Inside: chocolate cake from a mix baked in a Cake Pop Pan.  This is a marvelous invention!  My tip to you is if you have one of these, perhaps don’t fill the little round holes super full because then they come out of the oven looking like little Saturns.

Outside:

-Yellow baking chocolate.  (Melting tip: use a double boiler and keep the water at about 100 degrees, to the point where the water is warm, but cool enough to touch with your bare finger.)

-Yellow and orange tiny rainbow chip sprinkles.  They look like teeney tiny Hershey kisses but colored and candy-coated.  You need two yellow ones per chick for the wings (see either side) and one orange one for the beak.

-Orange sprinkles in the shape of a chicken foot.  Anything sort of star-shaped or even flower-shaped seems to work.

-Edible pen.  Actually bought one this time.  Only it didn’t work.  Going to try a different brand next time. The pen worked for like one chick and then stopped working.  This must be one of the first chickens to receive eyes.  The later chickens have terrifying crazy eyes with either the red pen (zombie-chicken?) or the blue pen gone wild (rabid-chicken?).

TIPS:

-When dipping the cake balls into chocolate, poke the hole in the cake ball first.  Dip the stick in chocolate.  Insert chocolate stick into hole.  Let dry.  Be very gentle with it afterwards, as this form of “gluing” is not very secure.

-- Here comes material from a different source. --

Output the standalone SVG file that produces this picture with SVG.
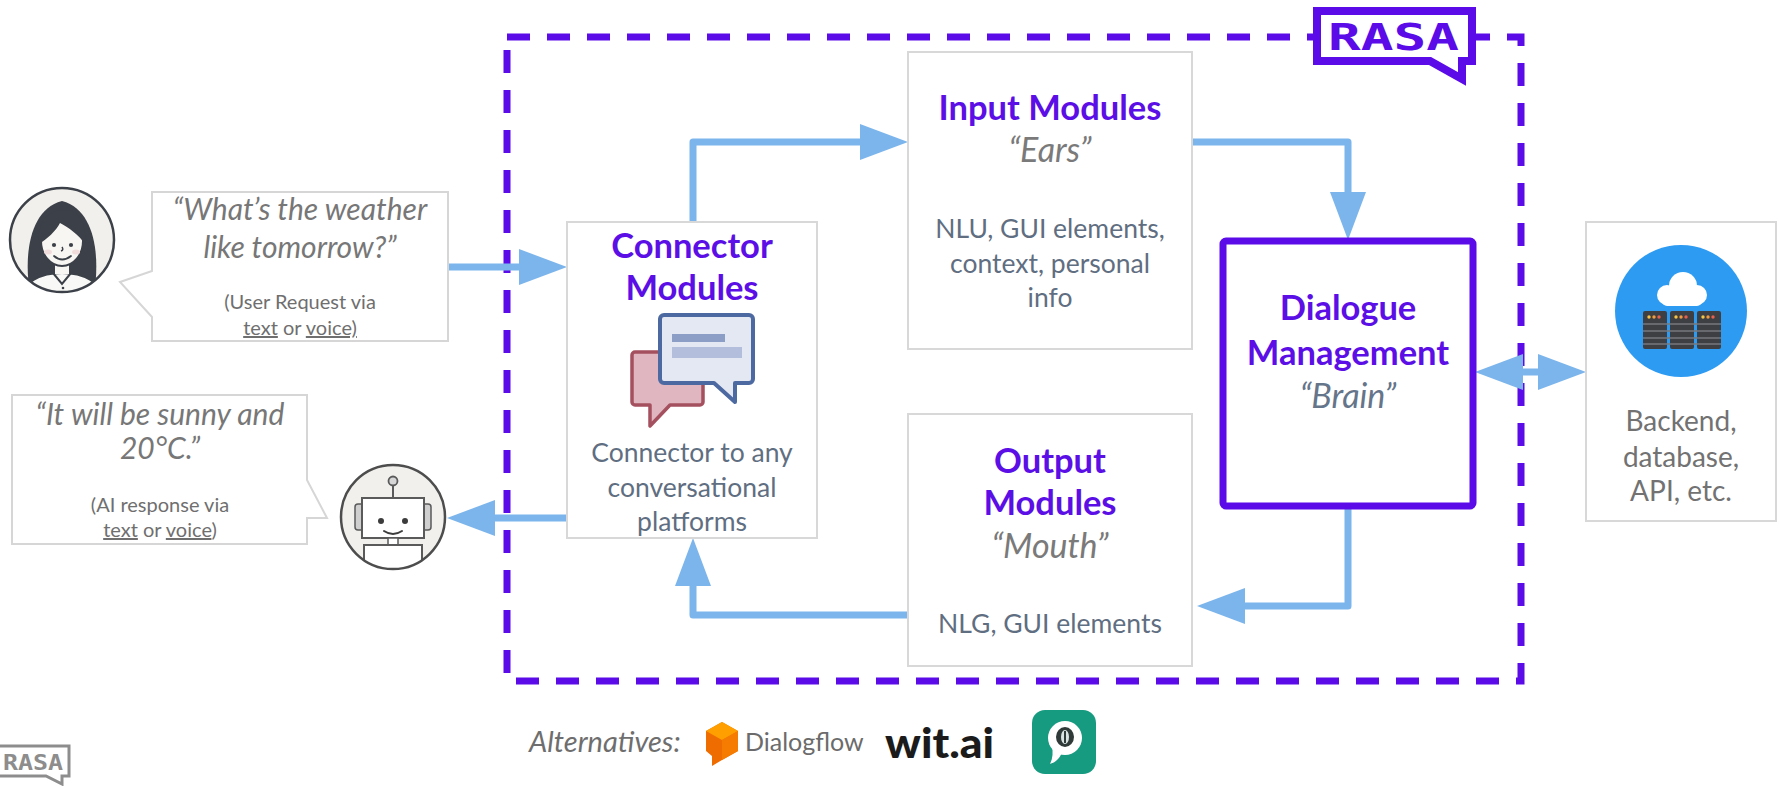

-When dipping the whole cake ball, don’t dip the whole ball into the bowl of chocolate.  The cake ball will fall off and you will be very sad and without a normal-ish looking chicken.  Rather, have a large, deep plastic spoon full of chocolate in one hand and with the other hand, carefully twirl the cake pop in the chocolate of the spoon while only letting the cake pop sort of graze the chocolate, and not smash against the spoon.  Spoon smashing results in lost cake pop ball again.  We would like to prevent this.